When two compounds `Acl_(3) and DCl_(3)` of two elements A and D are mixed together a compound `ADCl_(6)` is formed. Structural analysis showed that `AdCl_(6)` is an ionic compound. Given that `DCl_(3)` is trigonal planar and `Acl_(3)` is trigonal pyramidal, predict the shape of the anion `DCl_(4)^(-)`.

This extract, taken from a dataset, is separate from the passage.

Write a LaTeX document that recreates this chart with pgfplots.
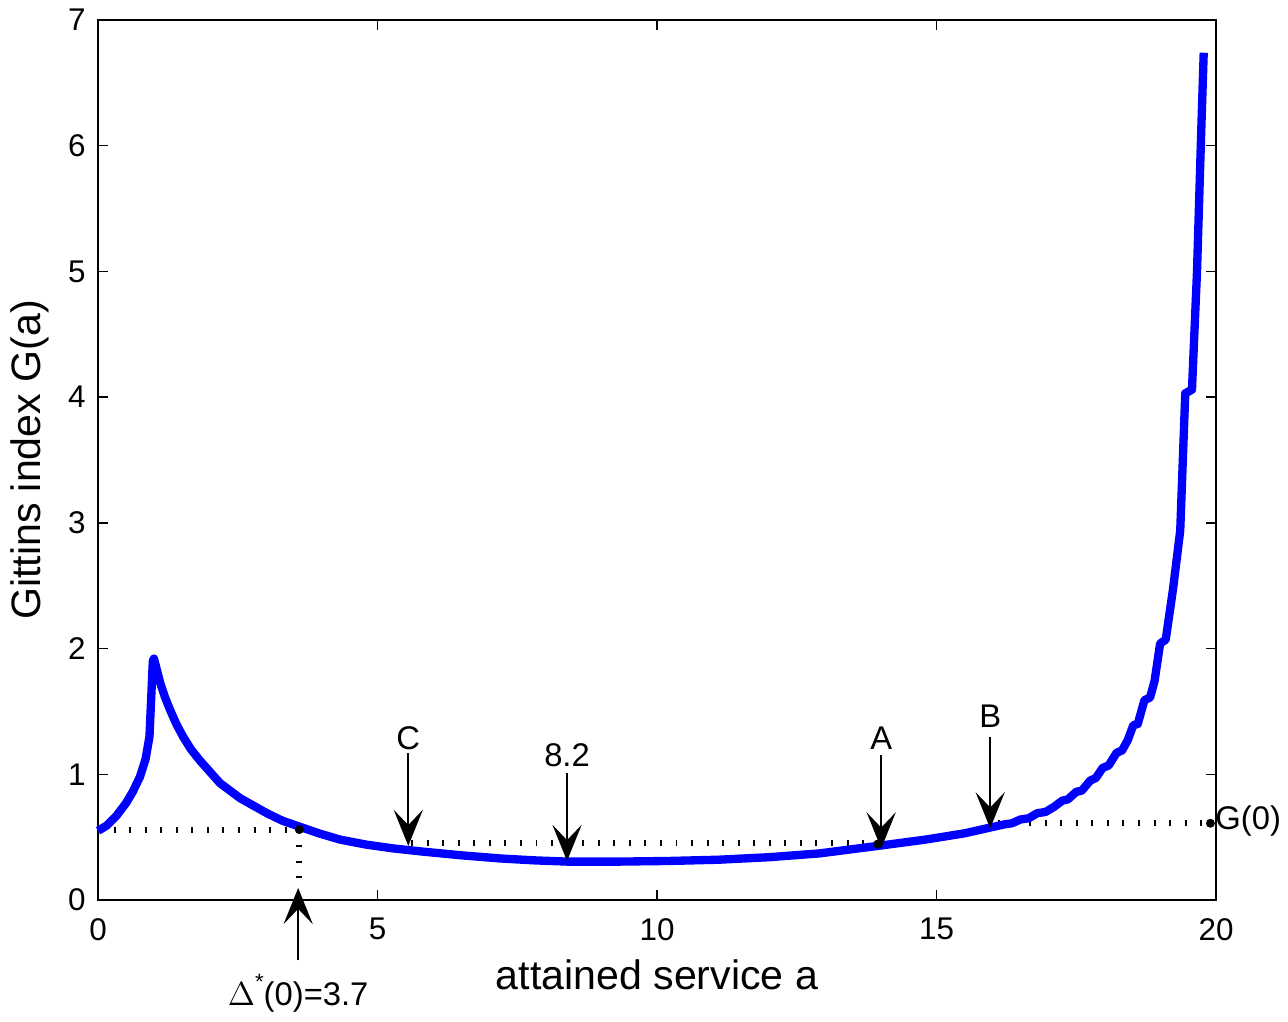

To solve the problem, we need to analyze the information given about the compounds ACl₃ and DCl₃, and then predict the shape of the anion DCl₄⁻. ### Step-by-Step Solution: 1. **Identify the Compounds and Their Structures**: - ACl₃ is described as trigonal pyramidal. - DCl₃ is described as trigonal planar. 2. **Determine the Hybridization of A and D**: - Since ACl₃ is trigonal pyramidal, the central atom A has a hybridization of sp³, which implies it has one lone pair and three bond pairs. - DCl₃ being trigonal planar indicates that the central atom D has a hybridization of sp², which means it has no lone pairs and three bond pairs. 3. **Understand the Formation of ADCl₆**: - When ACl₃ and DCl₃ are mixed, they form the compound ADCl₆. This compound is ionic in nature. - The likely ionic forms are DCl₂⁺ (cation) and ACl₄⁻ (anion) or DCl₄⁻ (anion) and ACl₂⁺ (cation). 4. **Focus on the Anion DCl₄⁻**: - We need to predict the shape of the anion DCl₄⁻. Since D is from the boron family (group 13), it has three valence electrons. When it forms DCl₄⁻, it gains an additional electron, resulting in four bond pairs and no lone pairs. 5. **Determine the Shape of DCl₄⁻**: - With four bond pairs and no lone pairs, the molecular geometry of DCl₄⁻ will be tetrahedral. This is due to the arrangement of the four bonding pairs around the central atom D, which minimizes the repulsion between them. 6. **Conclusion**: - The shape of the anion DCl₄⁻ is tetrahedral. ### Final Answer: The shape of the anion DCl₄⁻ is tetrahedral.